C’est donc le juge qui va apprécier ce qu’est un acte de cruauté. Mais comment le juge se détermine t’il ? C’est là tout le problème de la subjectivité dans l’application de la loi. Le juge se déterminera par rapport à sa propre sensibilité, morale (bien qu’il ne l’admettra jamais !) et par rapport à la morale de la société.
Or, ces références ne sont ni fixes ni obligatoires, lors d’une action en justice, il est donc tout à fait possible pour une association de défense des animaux de tenter d’influencer le juge (c’est d’ailleurs le but du jeu dans le procès !).
Il faut donc préparer une argumentation solide, illustrée par des faits, et juridiquement justifiée.
pour des exemples jurisprudentiels : deux mois de prison ferme pour un homme ayant tué un chat en le plongeant dans une baignoire d’acide récemment, dans l’héraut, prison également pour deux personne ayant brûlé vivant un hérisson et ayant filmé la scène.
La question est : est-ce que ces textes peuvent être utilisés pour défendre les animaux d’élevage ? Nous connaissons tous les conditions infernales dans lesquelles ils sont élevés, menés à l’abattoir, et tués. Il faut arriver à obtenir des preuves de ces maltraitances.
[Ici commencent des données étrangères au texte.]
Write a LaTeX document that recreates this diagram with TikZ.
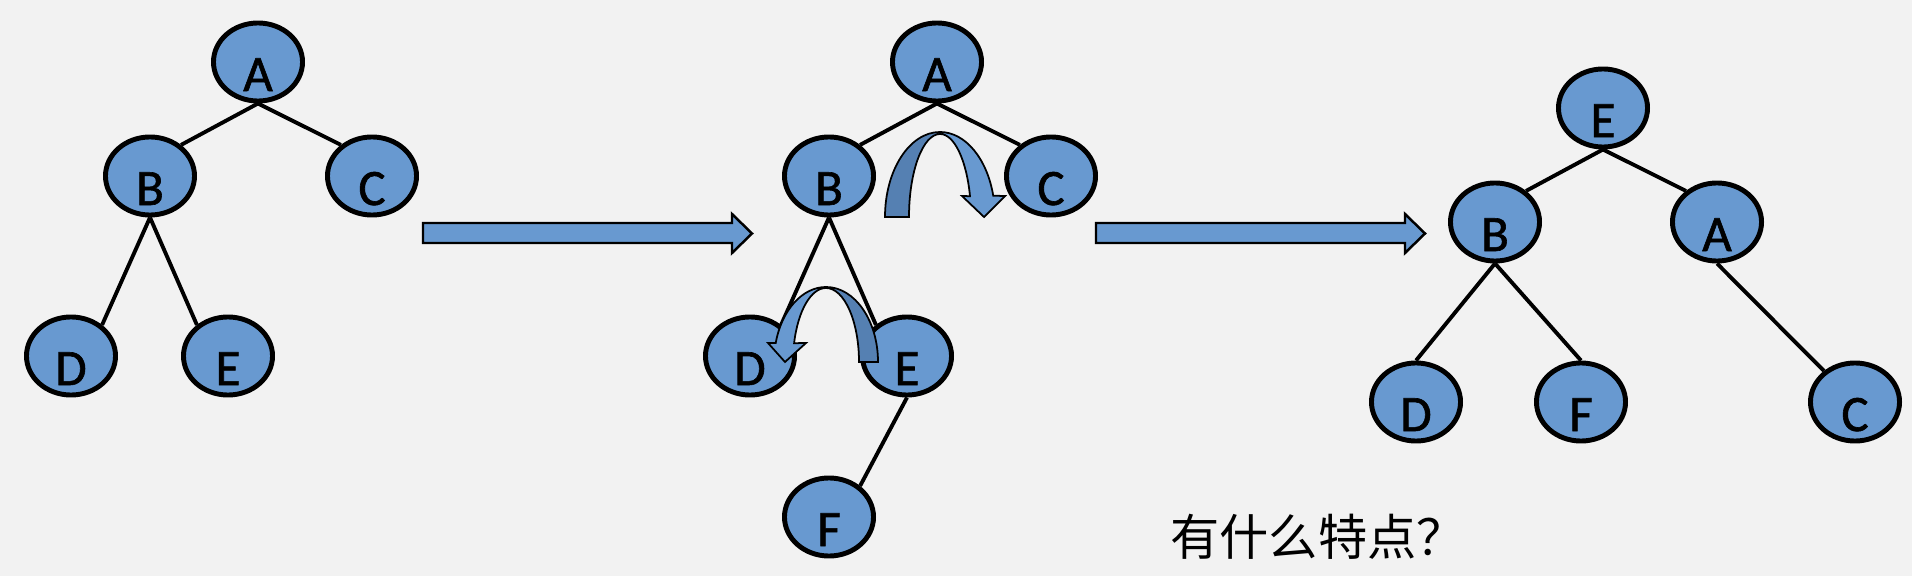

Une fois que la preuve est obtenue, encore faut-il que le juge comprenne qu’il s’agit d’un acte de cruauté au sens de l’article précité. C’est là tout le problème. Généralement, les animaux qui bénéficient de ces articles sont des animaux « mignons », chiens, chats, hérissons, hamsters, chevaux…
Il est rare que ces articles soient appliqués pour des poules, brebis, vaches, cependant, je ne sais pas si c’est parce que les défenseurs de la cause animale n’utilisent pas ces articles ou si ce sont les juges qui bloquent.
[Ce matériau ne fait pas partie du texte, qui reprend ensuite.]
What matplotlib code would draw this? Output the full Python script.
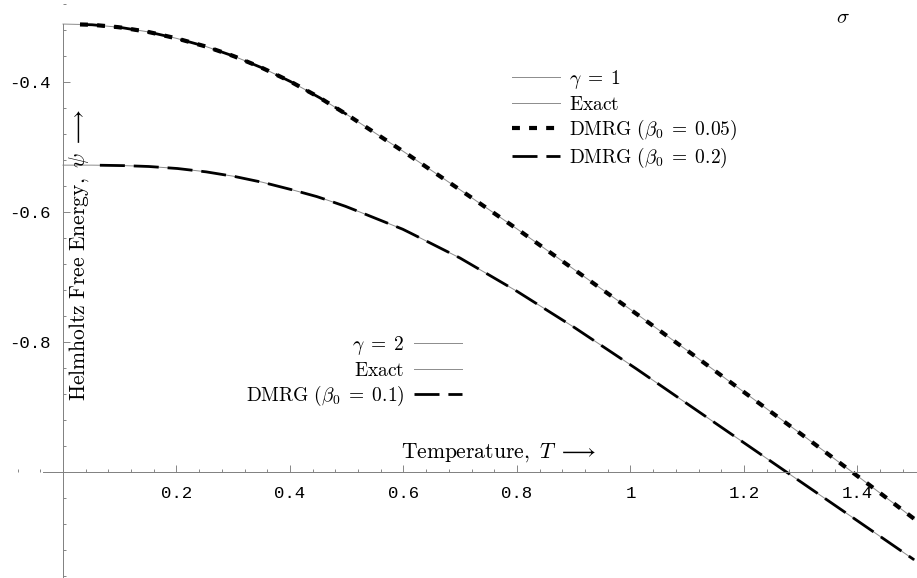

A mon avis, il y a une voie à exploiter pour les défenseurs des animaux, il suffit de bien mettre en relation les preuves de la maltraitance sur un animal captif et les dispositions de l’article L 521-1 du Code pénal.
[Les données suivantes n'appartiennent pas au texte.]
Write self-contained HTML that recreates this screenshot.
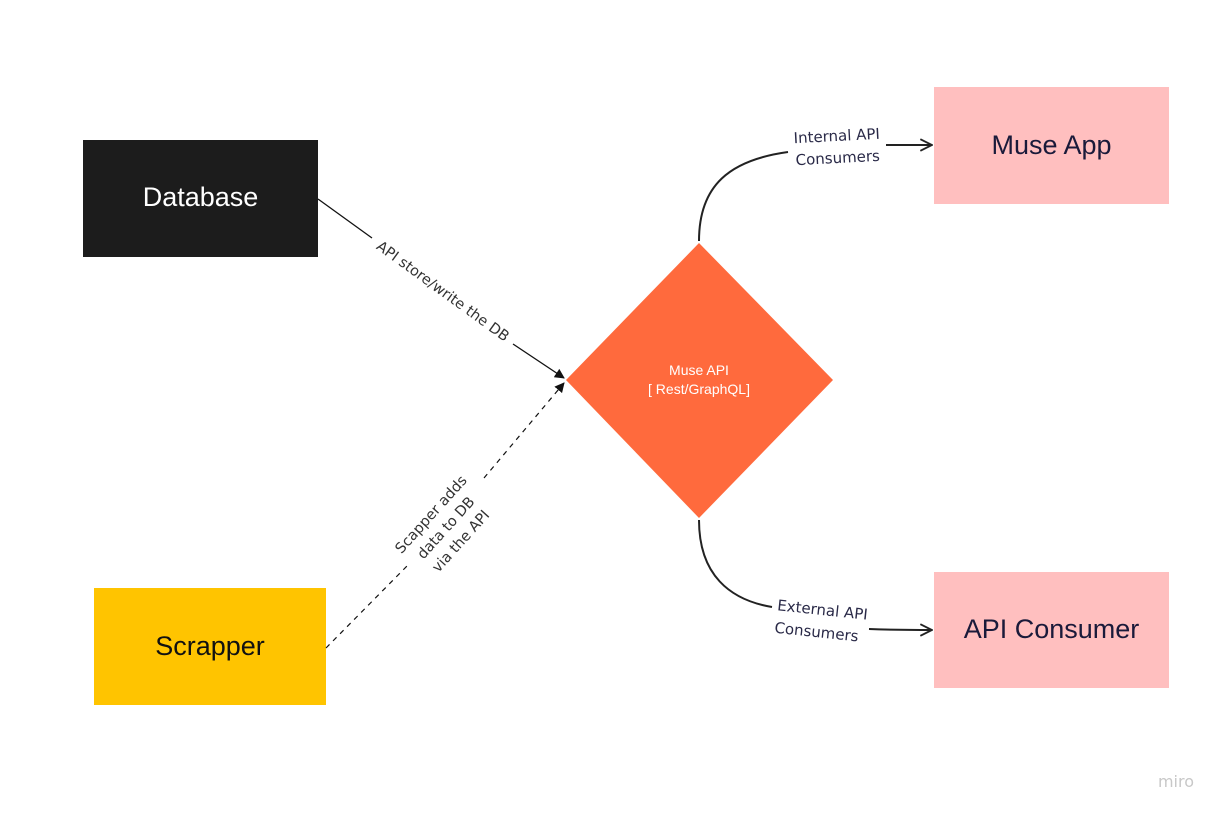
<!DOCTYPE html>
<html><head><meta charset="utf-8"><style>
html,body{margin:0;padding:0;background:#fff;width:1224px;height:816px;overflow:hidden}
svg{display:block}
</style></head><body>
<svg width="1224" height="816" viewBox="0 0 1224 816" xmlns="http://www.w3.org/2000/svg">
<defs>
<marker id="ah" viewBox="0 0 10 10" refX="9" refY="5" markerWidth="10" markerHeight="10" orient="auto" markerUnits="userSpaceOnUse"><path d="M0,0 L10,5 L0,10 z" fill="#111"/></marker>
<marker id="oa" viewBox="0 0 12 12" refX="11" refY="6" markerWidth="14" markerHeight="14" orient="auto" markerUnits="userSpaceOnUse"><path d="M1,1 L11,6 L1,11" fill="none" stroke="#222" stroke-width="1.6"/></marker>
</defs>
<rect width="1224" height="816" fill="#fff"/>
<rect x="83" y="140" width="235" height="117" fill="#1c1c1c"/>
<text x="200.5" y="206" font-family="Liberation Sans, sans-serif" font-size="27" fill="#fff" text-anchor="middle">Database</text>
<rect x="94" y="588" width="232" height="117" fill="#ffc400"/>
<text x="210" y="655" font-family="Liberation Sans, sans-serif" font-size="27" fill="#111" text-anchor="middle">Scrapper</text>
<rect x="934" y="87" width="235" height="117" fill="#ffbfbf"/>
<text x="1051.5" y="154" font-family="Liberation Sans, sans-serif" font-size="27" fill="#1a1a3a" text-anchor="middle">Muse App</text>
<rect x="934" y="572" width="235" height="116" fill="#ffbfbf"/>
<text x="1051.5" y="638" font-family="Liberation Sans, sans-serif" font-size="27" fill="#1a1a3a" text-anchor="middle">API Consumer</text>
<polygon points="699,243 833,380 699,518 566,380" fill="#ff6a3d"/>
<text x="699" y="375" font-family="Liberation Sans, sans-serif" font-size="14" fill="#fff" text-anchor="middle">Muse API</text>
<text x="699" y="394" font-family="Liberation Sans, sans-serif" font-size="14" fill="#fff" text-anchor="middle">[ Rest/GraphQL]</text>
<!-- DB line -->
<line x1="318" y1="199" x2="372" y2="238" stroke="#111" stroke-width="1.3"/>
<line x1="513" y1="344" x2="564" y2="378" stroke="#111" stroke-width="1.3" marker-end="url(#ah)"/>
<text transform="translate(443,291) rotate(36)" font-family="DejaVu Sans, sans-serif" font-size="14.5" fill="#333" text-anchor="middle" dy="5">API store/write the DB</text>
<!-- scrapper line -->
<line x1="326" y1="648" x2="408" y2="565" stroke="#111" stroke-width="1.2" stroke-dasharray="5,5"/>
<line x1="484" y1="478" x2="564" y2="383" stroke="#111" stroke-width="1.2" stroke-dasharray="5,5" marker-end="url(#ah)"/>
<g transform="translate(445,527) rotate(-48)" font-family="DejaVu Sans, sans-serif" font-size="14.5" fill="#333" text-anchor="middle">
<text x="0" y="-14">Scapper adds</text>
<text x="0" y="6">data to DB</text>
<text x="0" y="26">via the API</text>
</g>
<!-- curves -->
<path d="M699,241 C699,185 730,160 788,152" fill="none" stroke="#222" stroke-width="2"/>
<line x1="886" y1="145" x2="932" y2="145" stroke="#222" stroke-width="2" marker-end="url(#oa)"/>
<g font-family="DejaVu Sans, sans-serif" font-size="15" fill="#2a2a48" text-anchor="middle">
<text x="837" y="141" transform="rotate(-3 837 141)">Internal API</text>
<text x="838" y="163" transform="rotate(-3 838 163)">Consumers</text>
<text x="822" y="615" transform="rotate(6 822 615)">External API</text>
<text x="816" y="637" transform="rotate(6 816 637)">Consumers</text>
</g>
<path d="M699,520 C699,575 730,600 772,607" fill="none" stroke="#222" stroke-width="2"/>
<path d="M869,629 C895,630 915,630 932,630" fill="none" stroke="#222" stroke-width="2" marker-end="url(#oa)"/>
<text x="1176" y="787" font-family="DejaVu Sans, sans-serif" font-size="16" fill="#c8c8c8" text-anchor="middle">miro</text>
</svg>
</body></html>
Cela permettrait au moins, dans un premier temps, que les animaux d’élevage soient traités plus décemment. Après, on ne sait jamais avec l’évolution des mœurs (à laquelle participe la jurisprudence…), on considèrera peut être un jour que tuer un animal pour le manger alors que ceci n’est pas nécessaire, est un acte de cruauté au sens du Code pénal. Autant vous dire que ce n’est pas pour tout de suite, mais je ne désespère pas de voir ça avant de mourir ! (et comme je suis végétarienne, je vais mourir jeune avec plein de carences blablabla ;) )
Pour tout cela, il faut un bon avocat.
Mise à part l’analyse juridique, je trouve que la comparaison entre les textes du Code civil et ceux du Code pénal illustrent bien la schizophrénie dont l’humain fait preuve à l’égard de l’animal : si l’animal est un simple « bien », pourquoi punir la cruauté à son encontre ? On ne peut pas être cruel envers une chaise, un stylo, un vêtement…
Je vous propose de donner votre définition de la cruauté, cela peut être utile pour une éventuelle action en justice.